The Post-Cold War Deterioration

It went away from midnight at the end of the Cold War in 1991. The Soviet Union ended. It seemed that there was no more threat, no more Cold War. The US and China were on good relations. The Soviet Union under Gorbachev and then Russia under President Yeltsin said, “We just want good relations. We want to rebuild. We want decent relations.”

So the scientists put the hand of the Doomsday Clock seventeen minutes from midnight. Every US presidency since then has experienced the clock coming closer to midnight. I don’t think that’s an accident. I think that is the mistake of American foreign policy, which, though The United States is the most secure country in world history, in being able to avoid an invasion from outside, because we’re not afraid of Canada. We’re not afraid of being invaded by Mexico, though there once was a war with Mexico in 1846, but they lost. So this is not a big threat. And we have two big oceans.

So The US should be very calm, and the only threat that The US faces to its security at all is the possibility of a nuclear war, which should not be hard to avoid. You just have to be cooperative with other nuclear powers.

But, as I said, from seventeen minutes to midnight, Bill Clinton came, it moved closer. George W. Bush Jr. came, it moved closer to midnight. Barack Obama moved closer to midnight. Trump won, moved closer to midnight. Biden, closer to midnight. Now it’s eighty nine seconds to midnight. So less than one and a half minutes to midnight from seventeen and a half minutes.

What is going on? That every administration is moving the hands closer to midnight.
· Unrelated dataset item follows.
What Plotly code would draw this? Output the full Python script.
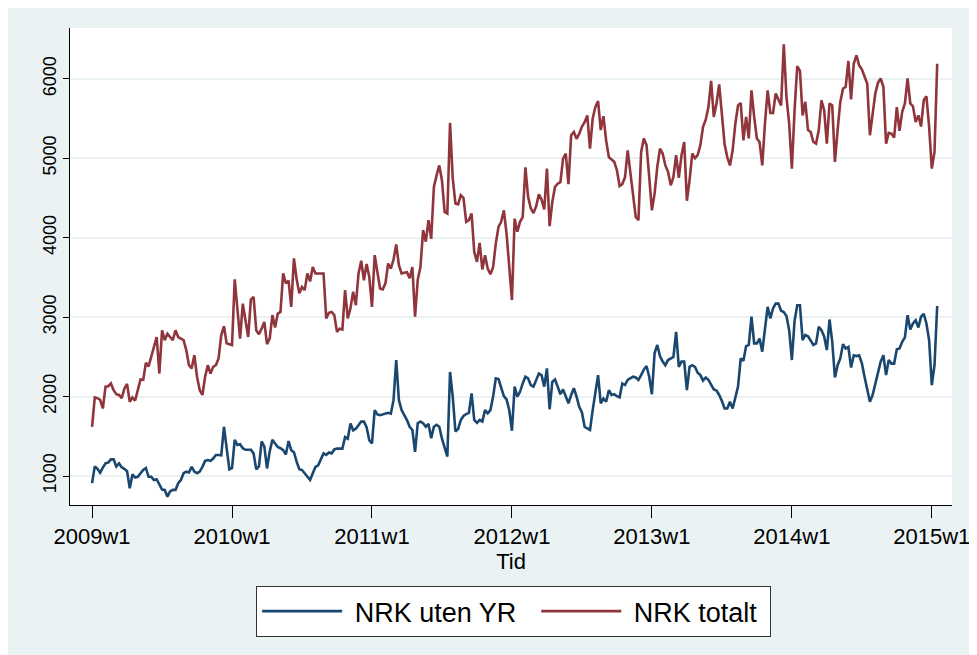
import plotly.graph_objects as go

# Weekly series, 2009w1 .. 2015w3 (index 0 = 2009w1, 52 weeks per year)
nrk_totalt = [
    1620, 1990, 1980, 1960, 1850, 2125, 2130, 2165, 2080, 2030,
    2020, 1980, 2100, 2160, 1935, 1990, 1950, 2080, 2215, 2210,
    2425, 2380, 2510, 2625, 2750, 2290, 2835, 2710, 2790, 2750,
    2710, 2835, 2750, 2730, 2710, 2585, 2395, 2355, 2520, 2250,
    2080, 2020, 2250, 2395, 2290, 2375, 2395, 2480, 2775, 2885,
    2670, 2660,
    2650, 3475, 3045, 2730, 3170, 2960, 2750, 3220, 3255, 2835,
    2785, 2855, 2940, 2660, 2730, 3025, 2870, 3045, 3065, 3550,
    3425, 3460, 3130, 3740, 3480, 3300, 3380, 3340,
    3550, 3450, 3630, 3550, 3550, 3550, 3550, 2985, 3055, 3065,
    3025, 2815, 2855, 2845, 3340, 2985, 3110, 3320, 3150, 3550,
    3710, 3465, 3670, 3505, 3130,
    3780, 3540, 3360, 3350, 3425, 3675, 3610, 3725, 3915, 3655,
    3550, 3560, 3565, 3490, 3630, 3005, 3470, 3630, 4095, 3950,
    4220, 3985, 4640, 4785, 4910, 4720, 4325,
    4305, 5445, 4750, 4430, 4420, 4535, 4500, 4200,
    4220, 4305, 3820, 3695, 3935, 3600, 3780, 3610, 3540, 3630,
    3925, 4135, 4200, 4345, 4050, 3600, 3215, 4240,
    4075, 4200, 4260, 4885, 4515, 4370, 4310, 4395, 4545, 4480,
    4355, 4870, 4145, 4450, 4640, 4680, 4700, 4995, 5060, 4675,
    5290, 5330, 5245, 5310, 5400, 5455,
    5540, 5120, 5500, 5645, 5720, 5355, 5530, 5225,
    5015, 4985, 4955, 4850, 4650, 4675, 4760, 5100, 4810, 4470,
    4260, 4220, 5080, 5250, 5165, 4765, 4345, 4555,
    4890, 5120, 5060, 4910, 4830, 4660, 4765, 5040, 4755, 5040,
    5205, 4465, 4725, 5060, 5000, 5040, 5165, 5395, 5485, 5645,
    5975, 5520, 5690, 5930, 5600, 5180,
    5015, 4910, 5100, 5435, 5665, 5695, 5225, 5520, 5250, 5855,
    5520, 5250, 5205, 4910, 5435, 5855, 5570, 5570, 5815, 5750,
    5665, 6435, 5770, 5435, 4870, 5600,
    6160, 6100, 5540, 5710, 5355, 5330, 5205, 5185, 5355, 5730,
    5605, 5185, 5690, 5665, 4955, 5355, 5710, 5875, 5900, 6225,
    5740, 6190, 6295, 6170, 6120, 6030,
    5940, 5290, 5560, 5815, 5950, 6005, 5900, 5185, 5320, 5310,
    5260, 5645, 5345, 5585, 5690, 6005, 5690, 5655, 5455, 5540,
    5400, 5730, 5780, 5395, 4870, 5080, 6190,
]

nrk_uten_yr = [
    910, 1120, 1090, 1040, 1105, 1160, 1170, 1210, 1210, 1120,
    1160, 1110, 1090, 1060, 845, 1020, 980, 990, 1035, 1075,
    1100, 990, 990, 950, 960, 885, 830,
    825, 740, 805, 825, 825, 910, 950, 1035, 1055, 1045,
    1115, 1055, 1035, 1055, 1115, 1190, 1200, 1190, 1220, 1265,
    1265, 1260, 1620, 1325, 1085,
    1100, 1455, 1390, 1400, 1350, 1330, 1330, 1330, 1285, 1085,
    1120, 1435, 1370, 1095, 1310, 1455, 1410, 1365, 1350, 1325,
    1270, 1440, 1325, 1300, 1180, 1085, 1075, 1035,
    990, 950, 1035, 1115, 1135, 1200, 1285, 1265, 1295, 1285,
    1335, 1345, 1345, 1345, 1490, 1470, 1660, 1575, 1595, 1640,
    1685, 1685, 1615, 1450, 1410,
    1830, 1775, 1765, 1775, 1785, 1795, 1785, 1955, 2460, 1955,
    1830, 1775, 1705, 1620, 1580, 1305, 1665, 1685, 1665, 1620,
    1655, 1475, 1620, 1645, 1620, 1470, 1370,
    1245, 2310, 2000, 1560, 1590, 1705, 1755, 1780,
    1795, 2040, 1705, 1670, 1705, 1685, 1830, 1790, 1830, 2000,
    2230, 2220, 2125, 2005, 1965, 1830, 1570, 2125,
    2000, 2060, 2165, 2250, 2230, 2145, 2125, 2200, 2290, 2270,
    2125, 2355, 1840, 2185, 2215, 2125, 2030, 2090, 2000, 1915,
    2020, 2105, 2000, 1870,
    1800, 1620, 1600, 1580, 1830, 2080, 2270, 1915, 1975, 1935,
    2080, 2020, 2030, 2005, 1990, 2165, 2145, 2210, 2230, 2250,
    2240, 2210, 2270, 2340, 2385, 2250, 2030, 2545,
    2650, 2510, 2440, 2395, 2460, 2480, 2500, 2815, 2375, 2440,
    2440, 2080, 2375, 2395, 2375, 2300, 2270, 2200, 2240, 2210,
    2145, 2090, 2075, 2020, 1945, 1850,
    1850, 1935, 1850, 2000, 2125, 2480, 2450, 2635, 2650, 3005,
    2670, 2670, 2730, 2565, 2880, 3130, 2985, 3110, 3170, 3170,
    3080, 3065, 3015, 2835, 2460, 2950,
    3150, 3150, 2710, 2775, 2760, 2710, 2650, 2670, 2880, 2835,
    2755, 2585, 2970, 2690, 2240, 2395, 2480, 2660, 2605, 2625,
    2365, 2520, 2510, 2520, 2420, 2250,
    2080, 1935, 2020, 2165, 2325, 2440, 2520, 2270, 2460, 2415,
    2415, 2595, 2605, 2690, 2745, 3025, 2845, 2920, 2960, 2870,
    3005, 3040, 2920, 2710, 2145, 2395, 3140,
]

week_index = list(range(len(nrk_totalt)))
x_tick_vals = [0, 52, 104, 156, 208, 260, 312]
x_tick_text = ["2009w1", "2010w1", "2011w1", "2012w1", "2013w1", "2014w1", "2015w1"]
y_tick_vals = [1000, 2000, 3000, 4000, 5000, 6000]
series_names = ["NRK uten YR", "NRK totalt"]

NAVY = "#1a476f"
MAROON = "#90353b"
BG = "#eaf2f3"
FONT = "Liberation Sans, Arial, sans-serif"
NB = "\u00a0"

fig = go.Figure()
fig.add_trace(go.Scatter(x=week_index, y=nrk_uten_yr, mode="lines",
                         name=NB + series_names[0] + NB * 2,
                         line=dict(color=NAVY, width=2.6)))
fig.add_trace(go.Scatter(x=week_index, y=nrk_totalt, mode="lines",
                         name=NB + series_names[1] + NB,
                         line=dict(color=MAROON, width=2.6)))

fig.update_layout(
    width=977, height=655,
    margin=dict(l=62, r=33, t=20, b=158),
    paper_bgcolor=BG, plot_bgcolor="white",
    font=dict(family=FONT, color="black"),
    showlegend=True,
    legend=dict(orientation="h", x=0.503, xanchor="center", y=-0.170, yanchor="top",
                bgcolor="white", bordercolor="#333333", borderwidth=1,
                font=dict(size=27, family=FONT), itemwidth=80, entrywidth=0,
                traceorder="normal"),
    xaxis=dict(range=[-8.2, 319.5], tickvals=x_tick_vals, ticktext=x_tick_text,
               showgrid=False, zeroline=False, showline=True, linecolor="black", linewidth=1,
               ticks="outside", ticklen=12, tickcolor="black", tickfont=dict(size=22),
               title=dict(text="Tid", font=dict(size=22), standoff=0)),
    yaxis=dict(range=[635, 6640], tickvals=y_tick_vals, tickangle=-90,
               showgrid=True, gridcolor=BG, gridwidth=2, zeroline=False,
               showline=True, linecolor="black", linewidth=1,
               ticks="outside", ticklen=6, tickcolor="black", tickfont=dict(size=18)),
)

fig.write_html("out.html")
The Western Misunderstanding of Global Reality

Of course, there are many possible interpretations, but mine centres on The United States and centres on the Western world more generally, by which I mean The US, the European Union, Britain, Australia, New Zealand, if I could add those together, because those are offshoots of Britain as well. And in my view, what is going on is a serious misunderstanding of global reality by the leadership of my country that has persisted now for more than thirty years.

You had a wonderful debate, Professor Zhang, with Francis Fukuyama, which I just had the chance to read from fourteen years ago. And as you told me, you’re right, you won the debate. But the idea of Professor Fukuyama already back in the early 1990s was that the West had triumphed, and it was the “end of history.”

And my basic understanding of the reality is something different. And that is that with the end of the Cold War, the world had triumphed in the sense that we had the chance to escape from nuclear war and from confrontation, and we had the chance for rapid economic development in all parts of the world, which China led and China exemplified.

China’s Development Model and Global Potential

So from the forty years from 1980 to 2020, China experienced the fastest economic development in world history for a large country. And it showed what’s possible in our world today because of technology, education, infrastructure, how big an advance can be made. And I watch this, by the way, with my own eyes personally, because my first visit to China was 1981.